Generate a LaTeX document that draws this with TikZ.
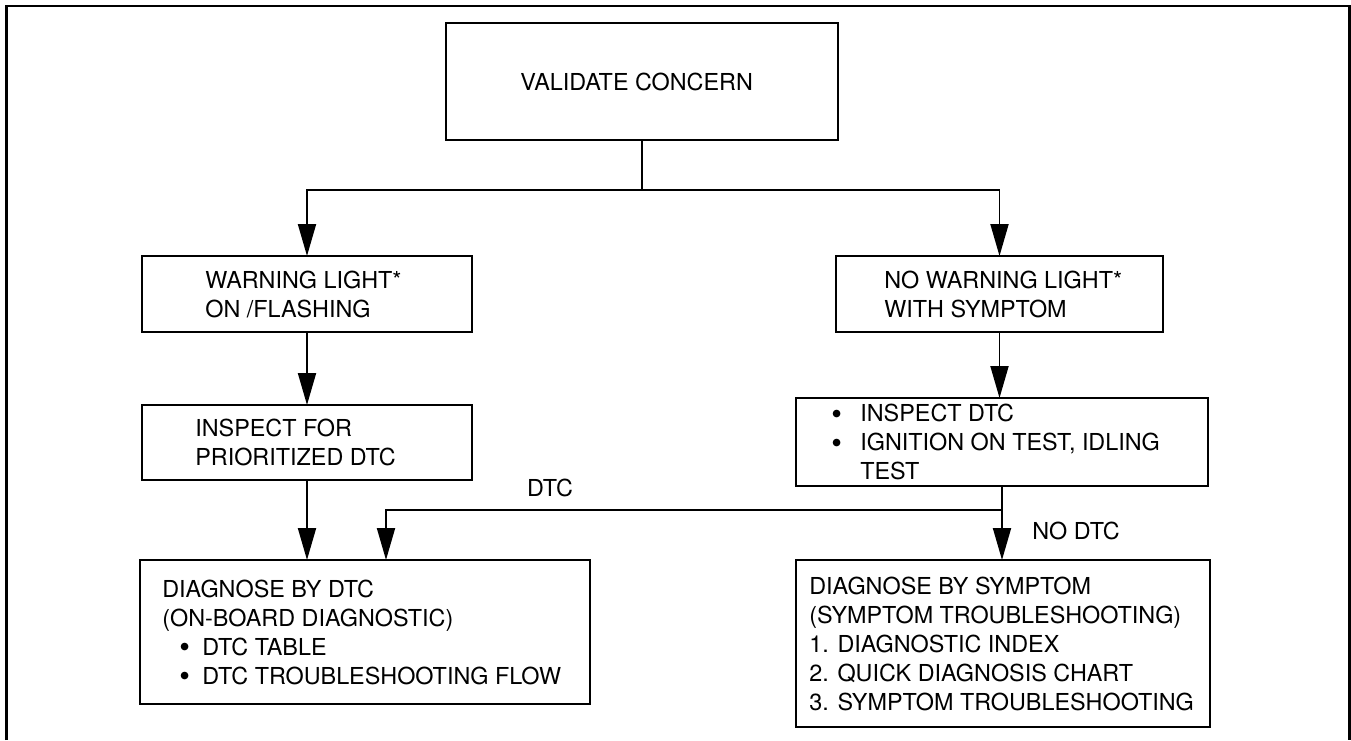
\documentclass[tikz,border=0pt]{standalone}
\usepackage{fontspec}
\setmainfont{TeX Gyre Heros}
\usetikzlibrary{positioning,arrows.meta}
\tikzset{>={Triangle[width=3.6mm,length=6.4mm]}}
\newcommand\blt[1]{\makebox[#1][l]{\smash{\raisebox{-1.6pt}{\scalebox{1.3}{\textbullet}}}}}

\begin{document}
\begin{tikzpicture}[
box/.style = {draw, line width=1.1pt, inner sep=0pt, outer sep=0pt},
txt/.style = {align=left, inner sep=0pt,
              font={\fontsize{13.3}{16.5}\selectfont}},
line/.style = {line width=1.1pt},
node distance = 0pt,
]
\useasboundingbox (0,0) rectangle (27.02,-14.8);
\draw[line width=1.7pt] (0.13,-14.8) -- (0.13,-0.12) -- (26.98,-0.12) -- (26.98,-14.8);
        % boxes
        \node (conc)    [box, minimum width=7.84cm, minimum height=2.34cm] at (12.84,-1.63) {};
        \node (warn)    [box, minimum width=6.6cm, minimum height=1.52cm] at (6.14,-5.88) {};
        \node (insp)    [box, minimum width=6.6cm, minimum height=1.5cm] at (6.14,-8.85) {};
        \node (nowarn)  [box, minimum width=6.54cm, minimum height=1.52cm] at (19.99,-5.88) {};
        \node (inspdtc) [box, minimum width=8.24cm, minimum height=1.76cm] at (20.04,-8.84) {};
        \node (dtc)     [box, minimum width=9.0cm, minimum height=2.88cm] at (7.3,-12.64) {};
        \node (sym)     [box, minimum width=8.28cm, minimum height=3.34cm] at (20.06,-12.87) {};
        % texts
        \node (text1) [txt, right=1.48cm of conc.west] {VALIDATE CONCERN};
        \node (text2) [txt, right=1.26cm of warn.west] {WARNING LIGHT*\\ON /FLASHING};
        \node (text3) [txt, right=1.06cm of insp.west] {INSPECT FOR\\PRIORITIZED DTC};
        \node (text4) [txt, right=0.96cm of nowarn.west] {NO WARNING LIGHT*\\WITH SYMPTOM};
        \node (text5) [txt, right=0.7cm of inspdtc.west]
                      {\blt{0.58cm}INSPECT DTC\\
                       \blt{0.58cm}IGNITION ON TEST, IDLING\\
                       \hspace*{0.58cm}TEST};
        \node (text6) [txt, right=0.44cm of dtc.west]
                      {DIAGNOSE BY DTC\\
                       (ON-BOARD DIAGNOSTIC)\\
                       \hspace*{0.34cm}\blt{0.46cm}DTC TABLE\\
                       \hspace*{0.34cm}\blt{0.46cm}DTC TROUBLESHOOTING FLOW};
        \node (text7) [txt, right=0.26cm of sym.west]
                      {DIAGNOSE BY SYMPTOM\\
                       (SYMPTOM TROUBLESHOOTING)\\
                       1. DIAGNOSTIC INDEX\\
                       2. QUICK DIAGNOSIS CHART\\
                       3. SYMPTOM TROUBLESHOOTING};
        % connectors
        \coordinate (fork) at ([yshift=-1cm]conc.south);
        \draw[line] (conc) -- (fork);
        \draw[line,->] (fork) -| (warn);
        \draw[line,->] (fork) -| (nowarn);
        \draw[line,->] (warn) -- (insp);
        \draw[line,->] (insp) -- (insp |- dtc.north);
        \draw[line,->] (nowarn) -- (nowarn |- inspdtc.north);
        \draw[line,->] (inspdtc) -- (inspdtc |- sym.north);
        \coordinate (split) at (inspdtc.south |- 0,-10.2);
        \coordinate (dtcin) at ([xshift=0.42cm]dtc.north);
        \draw[line,->] (split) -| (dtcin);
        \node (dtclbl) [txt] at (11.0,-9.76) {DTC};
        \node (nodtc)  [txt, anchor=west] at (20.64,-10.62) {NO DTC};
\end{tikzpicture}
\end{document}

**To do**: The data above should be repeated exactly, minus any pictures.

**Full answer**:
Generate a LaTeX document that draws this with TikZ.
\documentclass[tikz,border=0pt]{standalone}
\usepackage{fontspec}
\setmainfont{TeX Gyre Heros}
\usetikzlibrary{positioning,arrows.meta}
\tikzset{>={Triangle[width=3.6mm,length=6.4mm]}}
\newcommand\blt[1]{\makebox[#1][l]{\smash{\raisebox{-1.6pt}{\scalebox{1.3}{\textbullet}}}}}

\begin{document}
\begin{tikzpicture}[
box/.style = {draw, line width=1.1pt, inner sep=0pt, outer sep=0pt},
txt/.style = {align=left, inner sep=0pt,
              font={\fontsize{13.3}{16.5}\selectfont}},
line/.style = {line width=1.1pt},
node distance = 0pt,
]
\useasboundingbox (0,0) rectangle (27.02,-14.8);
\draw[line width=1.7pt] (0.13,-14.8) -- (0.13,-0.12) -- (26.98,-0.12) -- (26.98,-14.8);
        % boxes
        \node (conc)    [box, minimum width=7.84cm, minimum height=2.34cm] at (12.84,-1.63) {};
        \node (warn)    [box, minimum width=6.6cm, minimum height=1.52cm] at (6.14,-5.88) {};
        \node (insp)    [box, minimum width=6.6cm, minimum height=1.5cm] at (6.14,-8.85) {};
        \node (nowarn)  [box, minimum width=6.54cm, minimum height=1.52cm] at (19.99,-5.88) {};
        \node (inspdtc) [box, minimum width=8.24cm, minimum height=1.76cm] at (20.04,-8.84) {};
        \node (dtc)     [box, minimum width=9.0cm, minimum height=2.88cm] at (7.3,-12.64) {};
        \node (sym)     [box, minimum width=8.28cm, minimum height=3.34cm] at (20.06,-12.87) {};
        % texts
        \node (text1) [txt, right=1.48cm of conc.west] {VALIDATE CONCERN};
        \node (text2) [txt, right=1.26cm of warn.west] {WARNING LIGHT*\\ON /FLASHING};
        \node (text3) [txt, right=1.06cm of insp.west] {INSPECT FOR\\PRIORITIZED DTC};
        \node (text4) [txt, right=0.96cm of nowarn.west] {NO WARNING LIGHT*\\WITH SYMPTOM};
        \node (text5) [txt, right=0.7cm of inspdtc.west]
                      {\blt{0.58cm}INSPECT DTC\\
                       \blt{0.58cm}IGNITION ON TEST, IDLING\\
                       \hspace*{0.58cm}TEST};
        \node (text6) [txt, right=0.44cm of dtc.west]
                      {DIAGNOSE BY DTC\\
                       (ON-BOARD DIAGNOSTIC)\\
                       \hspace*{0.34cm}\blt{0.46cm}DTC TABLE\\
                       \hspace*{0.34cm}\blt{0.46cm}DTC TROUBLESHOOTING FLOW};
        \node (text7) [txt, right=0.26cm of sym.west]
                      {DIAGNOSE BY SYMPTOM\\
                       (SYMPTOM TROUBLESHOOTING)\\
                       1. DIAGNOSTIC INDEX\\
                       2. QUICK DIAGNOSIS CHART\\
                       3. SYMPTOM TROUBLESHOOTING};
        % connectors
        \coordinate (fork) at ([yshift=-1cm]conc.south);
        \draw[line] (conc) -- (fork);
        \draw[line,->] (fork) -| (warn);
        \draw[line,->] (fork) -| (nowarn);
        \draw[line,->] (warn) -- (insp);
        \draw[line,->] (insp) -- (insp |- dtc.north);
        \draw[line,->] (nowarn) -- (nowarn |- inspdtc.north);
        \draw[line,->] (inspdtc) -- (inspdtc |- sym.north);
        \coordinate (split) at (inspdtc.south |- 0,-10.2);
        \coordinate (dtcin) at ([xshift=0.42cm]dtc.north);
        \draw[line,->] (split) -| (dtcin);
        \node (dtclbl) [txt] at (11.0,-9.76) {DTC};
        \node (nodtc)  [txt, anchor=west] at (20.64,-10.62) {NO DTC};
\end{tikzpicture}
\end{document}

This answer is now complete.